++++ INFORMATION SHOWN ++++

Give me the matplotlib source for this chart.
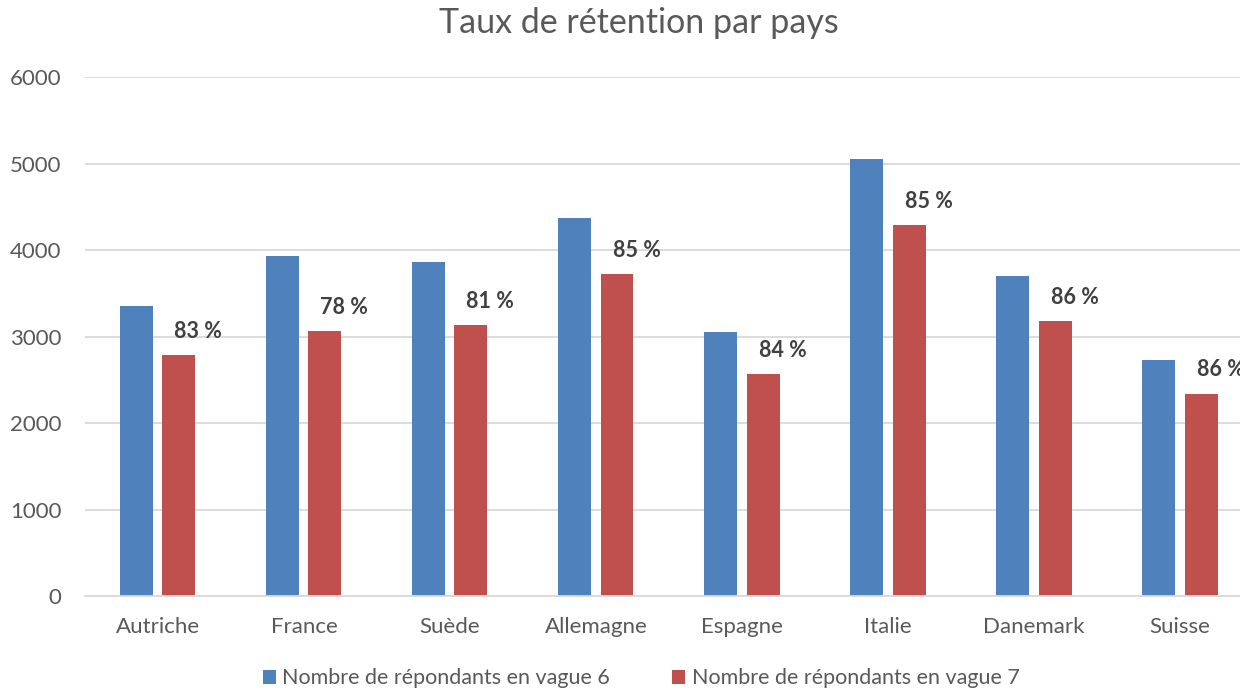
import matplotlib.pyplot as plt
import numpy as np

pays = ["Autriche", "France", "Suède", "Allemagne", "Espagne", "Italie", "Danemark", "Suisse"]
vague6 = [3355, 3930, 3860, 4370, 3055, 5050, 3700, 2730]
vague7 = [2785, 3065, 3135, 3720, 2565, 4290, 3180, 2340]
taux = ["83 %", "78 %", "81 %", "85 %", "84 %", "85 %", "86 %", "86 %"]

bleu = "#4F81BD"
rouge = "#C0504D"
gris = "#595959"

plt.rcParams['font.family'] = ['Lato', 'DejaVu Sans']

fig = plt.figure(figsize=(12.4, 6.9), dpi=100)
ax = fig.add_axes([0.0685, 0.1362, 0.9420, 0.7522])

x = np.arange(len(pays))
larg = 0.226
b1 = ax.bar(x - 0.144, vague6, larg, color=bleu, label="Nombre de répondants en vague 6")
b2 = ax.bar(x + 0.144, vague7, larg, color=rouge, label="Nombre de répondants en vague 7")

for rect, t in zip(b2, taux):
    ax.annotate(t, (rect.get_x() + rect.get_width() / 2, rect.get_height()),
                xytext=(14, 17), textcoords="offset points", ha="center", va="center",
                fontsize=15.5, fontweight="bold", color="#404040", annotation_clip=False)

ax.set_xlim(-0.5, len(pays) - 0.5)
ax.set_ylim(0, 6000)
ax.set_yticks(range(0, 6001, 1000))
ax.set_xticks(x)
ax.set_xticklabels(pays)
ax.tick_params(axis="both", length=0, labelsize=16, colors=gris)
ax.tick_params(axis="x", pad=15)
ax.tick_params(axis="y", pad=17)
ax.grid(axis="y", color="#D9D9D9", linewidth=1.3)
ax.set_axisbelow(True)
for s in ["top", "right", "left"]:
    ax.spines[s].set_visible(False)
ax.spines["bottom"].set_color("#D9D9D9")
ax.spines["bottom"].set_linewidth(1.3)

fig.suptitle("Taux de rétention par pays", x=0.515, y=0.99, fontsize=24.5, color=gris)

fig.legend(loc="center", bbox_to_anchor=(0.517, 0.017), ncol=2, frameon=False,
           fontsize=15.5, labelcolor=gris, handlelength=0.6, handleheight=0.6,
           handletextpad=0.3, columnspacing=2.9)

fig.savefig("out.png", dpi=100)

++++

TASK PROMPT: Repeat the data exactly in full, omitting its pictures.

RESULT OF THIS EXERCISE:
Give me the matplotlib source for this chart.
import matplotlib.pyplot as plt
import numpy as np

pays = ["Autriche", "France", "Suède", "Allemagne", "Espagne", "Italie", "Danemark", "Suisse"]
vague6 = [3355, 3930, 3860, 4370, 3055, 5050, 3700, 2730]
vague7 = [2785, 3065, 3135, 3720, 2565, 4290, 3180, 2340]
taux = ["83 %", "78 %", "81 %", "85 %", "84 %", "85 %", "86 %", "86 %"]

bleu = "#4F81BD"
rouge = "#C0504D"
gris = "#595959"

plt.rcParams['font.family'] = ['Lato', 'DejaVu Sans']

fig = plt.figure(figsize=(12.4, 6.9), dpi=100)
ax = fig.add_axes([0.0685, 0.1362, 0.9420, 0.7522])

x = np.arange(len(pays))
larg = 0.226
b1 = ax.bar(x - 0.144, vague6, larg, color=bleu, label="Nombre de répondants en vague 6")
b2 = ax.bar(x + 0.144, vague7, larg, color=rouge, label="Nombre de répondants en vague 7")

for rect, t in zip(b2, taux):
    ax.annotate(t, (rect.get_x() + rect.get_width() / 2, rect.get_height()),
                xytext=(14, 17), textcoords="offset points", ha="center", va="center",
                fontsize=15.5, fontweight="bold", color="#404040", annotation_clip=False)

ax.set_xlim(-0.5, len(pays) - 0.5)
ax.set_ylim(0, 6000)
ax.set_yticks(range(0, 6001, 1000))
ax.set_xticks(x)
ax.set_xticklabels(pays)
ax.tick_params(axis="both", length=0, labelsize=16, colors=gris)
ax.tick_params(axis="x", pad=15)
ax.tick_params(axis="y", pad=17)
ax.grid(axis="y", color="#D9D9D9", linewidth=1.3)
ax.set_axisbelow(True)
for s in ["top", "right", "left"]:
    ax.spines[s].set_visible(False)
ax.spines["bottom"].set_color("#D9D9D9")
ax.spines["bottom"].set_linewidth(1.3)

fig.suptitle("Taux de rétention par pays", x=0.515, y=0.99, fontsize=24.5, color=gris)

fig.legend(loc="center", bbox_to_anchor=(0.517, 0.017), ncol=2, frameon=False,
           fontsize=15.5, labelcolor=gris, handlelength=0.6, handleheight=0.6,
           handletextpad=0.3, columnspacing=2.9)

fig.savefig("out.png", dpi=100)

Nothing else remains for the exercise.